You don’t do anything special before you go out to race?

Junior looked puzzled, as if the idea of doing something special had never occurred to him.

“I think ya do a lot of soul-searching,” Shane said,  “I don’t think you notice it, but you usually walk around in a daze.”

“One thing I do,” Junior said, “is when I walk out the [trailer] door I don’t wait up for people.”

“His mind is already there,” Shane said.

“I go at my pace.  Real fast.”

“I think he puts the suit on and gets really focused and movin faster.  Almost to the point where if ya didn’t know him you’d think he was rude.”

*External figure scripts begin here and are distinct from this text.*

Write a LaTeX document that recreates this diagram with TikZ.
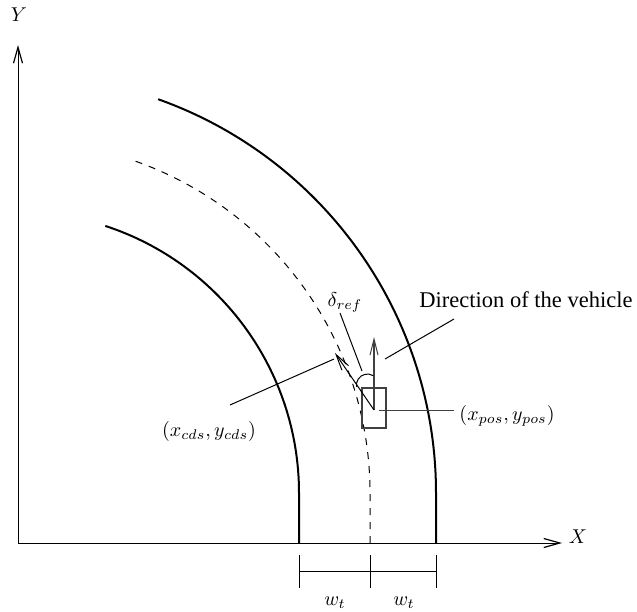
\documentclass[tikz,border=0pt]{standalone}
\usepackage{fontspec}
\setmainfont{Liberation Serif}
\usetikzlibrary{arrows.meta}
\begin{document}
\begin{tikzpicture}[x=0.5pt,y=-0.5pt,
  axis/.style={line width=0.5pt,-{Straight Barb[length=8pt,width=4.5pt,line width=0.6pt]}},
  track/.style={line width=1pt},
  centre/.style={line width=0.5pt,dash pattern=on 3.5pt off 3.5pt},
  thin/.style={line width=0.5pt},
  veh/.style={line width=0.6pt,draw=black!75},
  openarrow/.style={-{Straight Barb[length=8pt,width=4pt,line width=0.5pt]}},
  lbl/.style={inner sep=0pt,anchor=base}]
\useasboundingbox (0,0) rectangle (637,611);
% axes
\coordinate (O) at (18,543);
\coordinate (Ytip) at (18,45);
\coordinate (Xtip) at (562,543);
\draw[axis] (O) -- (Ytip);
\draw[axis] (O) -- (Xtip);
\node[inner sep=0pt] (Ylab) at (19,15) {$Y$};
\node[inner sep=0pt] (Xlab) at (578,537) {$X$};
% tracks
\coordinate (inB) at (299,543);
\coordinate (ceB) at (370,543);
\coordinate (ouB) at (436,543);
\draw[track] (inB) -- (299,493) arc[start angle=0,end angle=-71.9,radius=281];
\draw[centre] (ceB) -- (370,493) arc[start angle=0,end angle=-70.8,radius=352];
\draw[track] (ouB) -- (436,493) arc[start angle=0,end angle=-70.4,radius=418];
% vehicle
\node[veh,draw,minimum width=12pt,minimum height=20pt,inner sep=0pt] (car) at (374,408) {};
\coordinate (P) at (374,410);
\coordinate (head) at (374,337);
\coordinate (cds) at (335,353);
\draw[veh,openarrow] (P) -- (head);
\draw[thin,openarrow] (P) -- (cds);
\draw[thin] (373.3,375.7) arc[start angle=-58,end angle=-189,radius=11];
% leaders
\coordinate (posA) at (379,410.5);
\coordinate (posB) at (454,410.5);
\draw[veh] (posA) -- (posB);
\coordinate (cdsA) at (334,359);
\coordinate (cdsB) at (230,405);
\draw[thin] (cdsA) -- (cdsB);
\coordinate (dirA) at (385,359);
\coordinate (dirB) at (454,319);
\draw[thin] (dirA) -- (dirB);
\coordinate (delA) at (340,313);
\coordinate (delB) at (362,371);
\draw[thin] (delA) -- (delB);
% labels
\node[lbl] (dir) at (526,307) {\fontsize{11.25}{13}\selectfont Direction of the vehicle};
\node[lbl] (delta) at (345,306) {$\delta_{ref}$};
\node[inner sep=0pt] (poslab) at (507,416) {$(x_{pos},y_{pos})$};
\node[inner sep=0pt] (cdslab) at (209,431) {$(x_{cds},y_{cds})$};
% dimension
\coordinate (d1t) at (299,555); \coordinate (d1b) at (299,588);
\coordinate (d2t) at (370,555); \coordinate (d2b) at (370,588);
\coordinate (d3t) at (436,555); \coordinate (d3b) at (436,588);
\draw[thin] (d1t) -- (d1b);
\draw[thin] (d2t) -- (d2b);
\draw[thin] (d3t) -- (d3b);
\draw[thin] (299,571) coordinate (h1) -- (436,571) coordinate (h2);
\node[lbl] (w1) at (335,605) {$w_t$};
\node[lbl] (w2) at (404,605) {$w_t$};
\end{tikzpicture}
\end{document}
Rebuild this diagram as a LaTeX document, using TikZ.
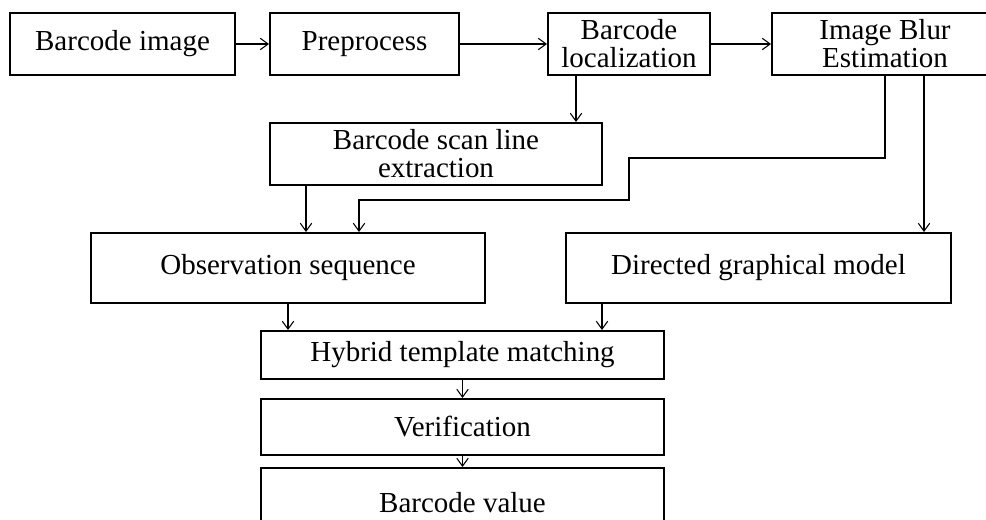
\documentclass[tikz,border=0pt]{standalone}
\usepackage{fontspec}
\setmainfont{Liberation Serif}
\usepackage{tikz}
\usetikzlibrary{arrows.meta,positioning}

\begin{document}
\begin{tikzpicture}[
  font=\fontsize{16.5pt}{16pt}\selectfont,
  >={Straight Barb[length=4.5pt,width=6.5pt]},
  stage/.style={draw, line width=1.1pt, rectangle, align=center, inner sep=0pt},
  link/.style={->, line width=0.6pt}
]

\clip (0,0) rectangle (19.72,10.4);
\useasboundingbox (0,0) rectangle (19.72,10.4);

% =========================================================
% Top row
% =========================================================
\node[stage, minimum width=4.50cm, minimum height=1.24cm] (img)  at (2.45,9.52)  {Barcode image};
\node[stage, minimum width=3.78cm, minimum height=1.24cm] (pre)  at (7.29,9.52)  {Preprocess};
\node[stage, minimum width=3.24cm, minimum height=1.24cm] (loc)  at (12.58,9.52) {Barcode\\localization};
\node[stage, minimum width=4.52cm, minimum height=1.24cm] (blur) at (17.70,9.52) {Image Blur\\Estimation};

% Scan line
\node[stage, minimum width=6.64cm, minimum height=1.24cm] (scan) at (8.72,7.32) {Barcode scan line\\extraction};

% =========================================================
% Middle row
% =========================================================
\node[stage, minimum width=7.88cm, minimum height=1.40cm] (obs) at (5.76,5.04)  {Observation sequence};
\node[stage, minimum width=7.70cm, minimum height=1.40cm] (dgm) at (15.17,5.04) {Directed graphical model};

% =========================================================
% Bottom column
% =========================================================
\node[stage, minimum width=8.06cm, minimum height=0.96cm] (hyb) at (9.25,3.30) {Hybrid template matching};
\node[stage, minimum width=8.06cm, minimum height=1.12cm] (ver) at (9.25,1.86) {Verification};
\node[stage, minimum width=8.06cm, minimum height=1.40cm] (val) at (9.25,0.34) {Barcode value};

% Connectors
\draw[link] (img) -- (pre);
\draw[link] (pre) -- (loc);
\draw[link] (loc) -- (blur);
\draw[link] ([xshift=-1.06cm]loc.south) -- ([xshift=-1.06cm]loc.south |- scan.north);
\draw[link] ([xshift=-2.60cm]scan.south) -- ([xshift=-2.60cm]scan.south |- obs.north);
\draw[link] (blur.south) -- (blur.south |- 0,7.24) -| (12.58,6.40) -| ([xshift=1.42cm]obs.north);
\draw[link] ([xshift=0.78cm]blur.south) -- ([xshift=0.78cm]blur.south |- dgm.north);
\draw[link] (obs.south) -- (obs.south |- hyb.north);
\draw[link] ([xshift=-3.13cm]dgm.south) -- ([xshift=-3.13cm]dgm.south |- hyb.north);
\draw[link] (hyb) -- (ver);
\draw[link] (ver) -- (val);

\end{tikzpicture}
\end{document}
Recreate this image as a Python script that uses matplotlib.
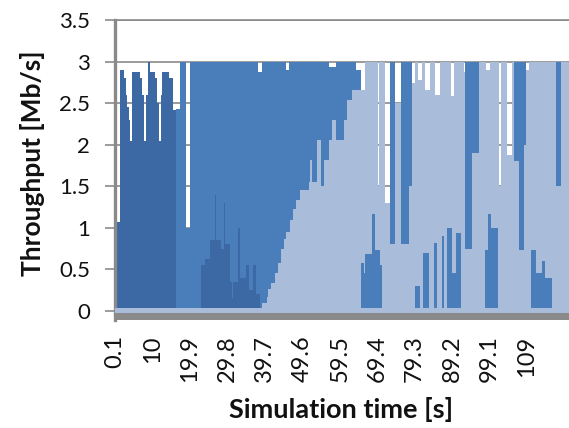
import numpy as np
import matplotlib.pyplot as plt

plt.rcParams['font.family'] = ['Lato', 'DejaVu Sans']

t_end = 120.1

# flow 1 (dark), bottom of the stack
d_t = [0.1, 1.5, 2.4, 2.9, 3.3, 3.8, 4.0, 4.5, 6.6, 7.3, 7.8, 8.3, 8.7, 8.9, 9.3,
       10.6, 11.3, 11.7, 12.2, 12.6, 14.3, 15.3, 16.3, 22.8, 24.0, 25.3, 26.5,
       26.8, 28.0, 29.0, 29.3, 30.5, 31.0, 31.4, 32.6, 33.1, 34.6, 35.4, 36.7,
       37.5, 38.5]
d_v = [1.07, 2.9, 2.8, 2.6, 2.45, 2.3, 2.04, 2.88, 2.8, 2.6, 2.04, 2.6, 2.88, 3.0, 2.88,
       2.8, 2.5, 2.04, 2.6, 2.88, 2.8, 2.42, 0, 0.55, 0.62, 0.85, 1.4,
       0.85, 0.75, 1.3, 0.8, 0.35, 0.15, 0.35, 1.0, 0.4, 0.55, 0.25, 0.55,
       0.2, 0]

# flow 2 (medium) when it sits under flow 3
mb_t = [0.1, 65.0, 65.9, 66.3, 68.1, 68.9, 70.1, 70.7, 79.4, 80.8, 81.6, 83.0,
        84.3, 85.2, 86.4, 87.0, 87.9, 89.1, 90.3, 91.6, 97.8, 98.7, 99.6, 101.3,
        110.0, 111.3, 113.0, 113.8, 115.7]
mb_v = [0, 0.57, 0.45, 0.69, 1.16, 0.73, 0.55, 0, 0.3, 0, 0.7, 0,
        0.82, 0, 0.9, 0, 1.0, 0.45, 0.94, 0, 0.73, 1.16, 1.0, 0,
        0.73, 0.45, 0.6, 0.4, 0]

# flow 3 (light)
l_t = [0.1, 38.9, 40.2, 40.5, 41.4, 42.3, 43.2, 44.1, 44.8, 45.4, 46.3, 47.2, 48.0,
       48.9, 51.4, 51.6, 52.2, 53.4, 54.5, 55.3, 56.6, 57.5, 58.4, 60.6, 61.5, 62.8,
       65.0, 65.9, 66.3, 68.1, 68.9, 69.5, 70.0, 70.1, 70.7, 71.4, 72.8, 74.2, 75.6,
       77.7, 78.5, 79.4, 80.3, 80.8, 81.2, 81.6, 82.1, 83.0, 83.4, 84.3, 84.7, 85.2,
       86.0, 86.4, 87.0, 87.9, 88.8, 89.1, 89.7, 90.3, 91.6, 92.3, 92.6, 92.7, 94.4,
       96.2, 97.8, 98.2, 98.7, 99.1, 99.6, 101.3, 101.5, 102.0, 103.6, 105.1, 105.6,
       106.9, 108.3, 108.7, 109.4, 110.0, 111.3, 113.0, 113.8, 115.7, 116.6, 117.9]
l_v = [0, 0.1, 0.17, 0.26, 0.34, 0.46, 0.58, 0.74, 0.87, 0.95, 1.09, 1.22, 1.34,
       1.46, 1.55, 1.82, 1.55, 2.06, 1.5, 1.82, 2.06, 2.3, 2.06, 2.3, 2.54, 2.66,
       2.09, 2.21, 2.31, 1.84, 2.27, 0.77, 2.27, 2.45, 3.0, 1.3, 0.8, 2.5, 0.8,
       1.5, 2.74, 2.7, 2.48, 2.78, 3.0, 2.3, 1.96, 2.66, 3.0, 2.18, 1.78, 2.6,
       3.0, 2.1, 3.0, 2.0, 1.58, 2.13, 2.55, 2.06, 3.0, 2.87, 3.0, 0.75, 1.9,
       3.0, 2.27, 2.17, 1.74, 1.84, 2.0, 3.0, 1.5, 3.0, 1.88, 3.0, 1.8,
       0.73, 2.0, 2.9, 3.0, 2.27, 2.55, 2.4, 2.6, 3.0, 1.5, 3.0]

# flow 2 (medium) on top of the stack
m_t = [0.1, 16.3, 17.2, 18.9, 19.8, 22.8, 24.0, 25.3, 26.5, 26.8, 28.0, 29.0, 29.3,
       30.5, 31.0, 31.4, 32.6, 33.1, 34.6, 35.4, 36.7, 37.5, 37.9, 38.5, 38.9, 40.2,
       40.5, 41.4, 42.3, 43.2, 44.1, 44.8, 45.4, 46.2, 46.3, 47.2, 48.0, 48.9, 51.4,
       51.6, 52.2, 53.4, 54.5, 55.3, 56.6, 57.5, 58.4, 60.6, 61.5, 62.8, 63.7, 65.0,
       72.8, 74.2, 75.6, 77.7, 78.5, 92.7, 94.4, 96.2, 105.6, 106.9, 108.3, 108.7,
       116.6, 117.9]
m_v = [0, 2.43, 3.0, 1.0, 3.0, 2.45, 2.38, 2.15, 1.6, 2.15, 2.25, 1.7, 2.2,
       2.65, 2.85, 2.65, 2.0, 2.6, 2.45, 2.75, 2.45, 2.8, 2.68, 2.88, 2.9, 2.83,
       2.74, 2.66, 2.54, 2.42, 2.26, 2.13, 1.95, 2.05, 1.91, 1.78, 1.66, 1.54, 1.45,
       1.18, 1.45, 0.94, 1.5, 1.18, 0.87, 0.63, 0.94, 0.7, 0.46, 0.34, 0.24, 0,
       2.2, 0, 2.2, 1.5, 0, 2.25, 1.1, 0, 1.2, 2.27, 1.0, 0,
       1.5, 0]

tick_t = [0.1, 10, 19.9, 29.8, 39.7, 49.6, 59.5, 69.4, 79.3, 89.2, 99.1, 109]
tick_labels = ['0.1', '10', '19.9', '29.8', '39.7', '49.6', '59.5', '69.4',
               '79.3', '89.2', '99.1', '109']

dark = '#3c69a3'
medium = '#4a7ebb'
light = '#a9bcd9'
gray = '#8a8a8a'
ink = '#111111'


def step_values(tb, vb, grid):
    idx = np.searchsorted(tb, grid, side='right') - 1
    return np.asarray(vb, dtype=float)[idx]


grid = np.unique(np.concatenate([d_t, mb_t, l_t, m_t, [t_end]]))
layers = [(d_t, d_v, dark), (mb_t, mb_v, medium), (l_t, l_v, light), (m_t, m_v, medium)]

fig = plt.figure(figsize=(5.69, 4.28), dpi=100)
ax = fig.add_axes([115 / 569, 1 - 320 / 428, 454 / 569, 300 / 428])

lower = np.zeros_like(grid)
for tb, vb, c in layers:
    upper = lower + step_values(tb, vb, grid)
    ax.fill_between(grid, lower, upper, step='post', color=c, lw=0, zorder=2)
    lower = upper

# axis band along the bottom
ax.axhspan(-0.03, 0.035, color=light, lw=0, zorder=3)
ax.axhspan(-0.11, -0.03, color=gray, lw=0, zorder=3)

ax.set_xlim(0.1, t_end)
ax.set_ylim(-0.11, 3.5)
ax.set_yticks(np.arange(0, 3.51, 0.5))
ax.set_yticklabels(['0', '0.5', '1', '1.5', '2', '2.5', '3', '3.5'])
ax.yaxis.grid(True, color=gray, lw=1.2, zorder=0)
ax.set_axisbelow(True)
ax.tick_params(axis='y', length=7, width=1.2, color=gray, pad=11,
               labelsize=16, labelcolor=ink)
ax.set_xticks(tick_t)
ax.set_xticklabels(tick_labels, rotation=90)
ax.tick_params(axis='x', length=0, pad=11, labelsize=17, labelcolor=ink)

ax.spines['left'].set_color(gray)
ax.spines['left'].set_linewidth(2.4)
ax.spines['top'].set_color(gray)
ax.spines['top'].set_linewidth(1.2)
ax.spines['right'].set_visible(False)
ax.spines['bottom'].set_visible(False)

fig.text(33 / 569, 1 - 163 / 428, 'Throughput [Mb/s]', rotation=90,
         ha='center', va='center', fontsize=19, fontweight='bold', color=ink)
fig.text(341 / 569, 1 - 410 / 428, 'Simulation time [s]',
         ha='center', va='center', fontsize=19.5, fontweight='bold', color=ink)

fig.savefig('out.png', dpi=100)
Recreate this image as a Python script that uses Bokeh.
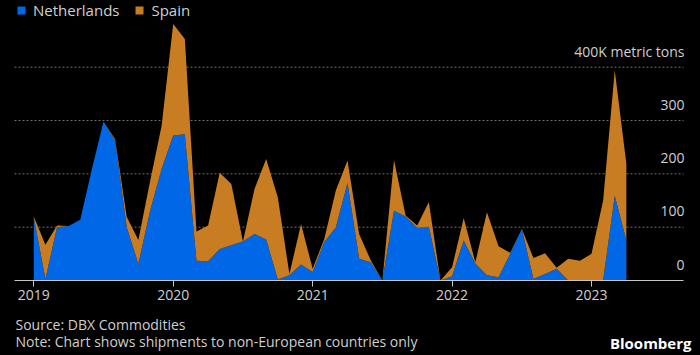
import pandas as pd
from bokeh.plotting import figure
from bokeh.layouts import column
from bokeh.models import ColumnDataSource, Range1d, FixedTicker, Legend, LegendItem
from bokeh.core.properties import value
from bokeh.embed import file_html
from bokeh.resources import INLINE

# Monthly shipments, thousand metric tons (Jan 2019 .. Apr 2023)
start_month = "2019-01"
netherlands = [118, 3, 100, 102, 114, 209, 298, 262, 100, 31, 130, 209,
               272, 274, 37, 36, 59, 66, 73, 87, 77, 2, 10, 30,
               16, 72, 100, 183, 41, 34, 0, 131, 120, 99, 101, 0,
               8, 75, 32, 10, 6, 50, 97, 3, 12, 22, 0, 0,
               0, 0, 159, 75]
spain = [2, 64, 3, 0, 0, 0, 0, 3, 19, 45, 55, 81,
         209, 179, 55, 67, 143, 115, 0, 85, 151, 154, 2, 76,
         6, 6, 69, 42, 46, 4, 0, 95, 2, 4, 46, 0,
         17, 42, 2, 118, 58, 2, 0, 39, 39, 2, 41, 37,
         50, 150, 235, 144]
series_names = ["Netherlands", "Spain"]
year_labels = ["2019", "2020", "2021", "2022", "2023"]
y_ticks = [0, 100, 200, 300, 400]
y_labels = ["0", "100", "200", "300", "400K metric tons"]
source_text = "Source: DBX Commodities"
note_text = "Note: Chart shows shipments to non-European countries only"
brand_text = "Bloomberg"

months = pd.date_range(start_month, periods=len(netherlands), freq="MS")
x_idx = [(d.year - 2019) * 12 + d.month - 1 for d in months]
year_pos = [(int(y) - 2019) * 12 for y in year_labels]

BLUE = "#0068e6"
ORANGE = "#c87d22"
TXT = "#cfcfcf"
FONT = "Open Sans"
# plotted span (in months from Jan 2019) and full canvas span
X_START, X_END = -1.66, 55.92
VIEW_START, VIEW_END = -2.866, 57.38

src = ColumnDataSource(dict(x=x_idx, nl=netherlands, es=spain))

p = figure(width=700, height=312, output_backend="svg", toolbar_location=None,
           x_range=Range1d(VIEW_START, VIEW_END), y_range=Range1d(0, 525),
           min_border_left=0, min_border_right=0, min_border_top=0, min_border_bottom=32,
           background_fill_color="black", border_fill_color="black", outline_line_color=None)

p.grid.visible = False
grid_ticks = y_ticks[1:]
p.segment(x0=[X_START] * len(grid_ticks), x1=[X_END] * len(grid_ticks),
          y0=grid_ticks, y1=grid_ticks, line_color="#707070", line_dash="2 2", line_width=1)

rs = p.varea_stack(["nl", "es"], x="x", source=src, color=[BLUE, ORANGE])

p.yaxis.visible = False

xa = p.xaxis[0]
xa.bounds = (X_START, X_END)
xa.ticker = FixedTicker(ticks=year_pos)
xa.major_label_overrides = {pos: lab for pos, lab in zip(year_pos, year_labels)}
xa.axis_line_color = "#c8c8c8"
xa.major_tick_line_color = "#c8c8c8"
xa.major_tick_out = 6
xa.major_tick_in = 0
xa.minor_tick_line_color = None
xa.major_label_text_color = TXT
xa.major_label_text_font = FONT
xa.major_label_text_font_size = "14px"
xa.major_label_standoff = 3

# value labels sitting above the grid lines, right-aligned
p.text(x=[X_END] * len(y_ticks), y=y_ticks, text=y_labels, text_align="right",
       text_baseline="middle", x_offset=1, y_offset=-16,
       text_font=value(FONT), text_font_size="14px", text_color=TXT)

legend = Legend(items=[LegendItem(label=series_names[0], renderers=[rs[0]]),
                       LegendItem(label=series_names[1], renderers=[rs[1]])],
                location=(16, 260), orientation="horizontal",
                glyph_width=10, glyph_height=10, label_height=20,
                label_standoff=7, spacing=15, padding=0, margin=0,
                label_text_font=FONT, label_text_font_size="15px", label_text_color=TXT,
                background_fill_alpha=0, border_line_color=None)
p.add_layout(legend)

# footer
f = figure(width=700, height=43, output_backend="svg", toolbar_location=None,
           x_range=Range1d(0, 700), y_range=Range1d(43, 0),
           x_axis_location=None, y_axis_location=None,
           min_border_left=0, min_border_right=0, min_border_top=0, min_border_bottom=0,
           background_fill_color="black", border_fill_color="black",
           outline_line_color=None)
f.grid.visible = False
f.text(x=[15, 15], y=[12, 29], text=[source_text, note_text], text_align="left",
       text_baseline="middle", text_font=value(FONT), text_font_size="14px", text_color=TXT)
f.text(x=[691], y=[30], text=[brand_text], text_align="right", text_baseline="middle",
       text_font=value(FONT), text_font_size="15px", text_font_style="bold", text_color="white")

layout = column(p, f, spacing=0, styles={"background-color": "black"})
open("out.html", "w").write(file_html(layout, INLINE))
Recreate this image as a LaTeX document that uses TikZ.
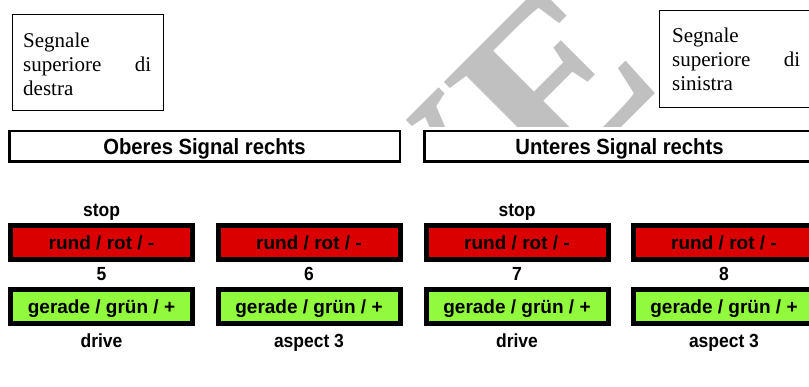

“It would wear me out to psych myself up all mornin,” Junior said.  “I pray to God before the race.  I don’t pray to win.  I say, When it’s over can I go the next five days til the next race with a content, satisfied attitude so I can live comfortably and not be all down on myself on a bad finish all week?  Cuz if I finish bad I’m depressed as hell for the next week.”

That’s it?  C’mon!  You could die today!

With childlike innocence Junior said “Ya think?”

Everyone laughed.  Were they saying, That’s obvious, or That’s ridiculous, or That’s a taboo thing to say and we’re just gonna laugh at it so it doesn’t take root?

“Nah man.  It’s safe as hell in there.  All that paddin in there, how I’m buckled in there, all the bars and things?  Dude, man, that car is bulletproof….”

But no one’s shooting at you.  Seriously man, this is worse than boxing.  You must know that.

“Yeah, sometimes guys get cocked just right.  That’s the way it is.  There’s things in there your head can hit and if it hits it just right you could be permanently injured.”  He said this casually.  “But guys normally walk away.  There’s rarely fatalities.”  He turned to Crisp.  “You know what I wanna do?  When they do driver introductions?  I wanna say somethin into the mike like, I gotta say hi to my friend Chester McGroovy.  Get well soon!”

He seemed blissfully unaware of the impending danger.  It wasn’t clear if he was being honest about the lack of risk or if he were in the complete denial.  Maybe the answer is embedded in the language of racing.  Instead of “crashing at 150 miles an hour” they call it “touching each other,” or “trading paint.”

But then Junior down-shifted, and it seemed that his biggest worries were not on the track at all.  “Last week we were drivin up to the race track and there were all these people campin outside, thousands of people, and I’m like, that’s what the fuck I’d like to be doin.  That’s fun!  Just raisin hell at the race track with your buddies, drinkin beer, campin out, watchin the race.  No pressure, man.  I mean, you don’t get no money, but shit, you’re havin a good time.  It’d be fun.  And I’ll never get to do that.” 

He paused.  “When I turn 70 that’s what I’m gonna do.  Go campin and park outside the track and sit there and drink beer and just raise hell and aggravate all the fuckin rednecks with all this rock n’ roll music.”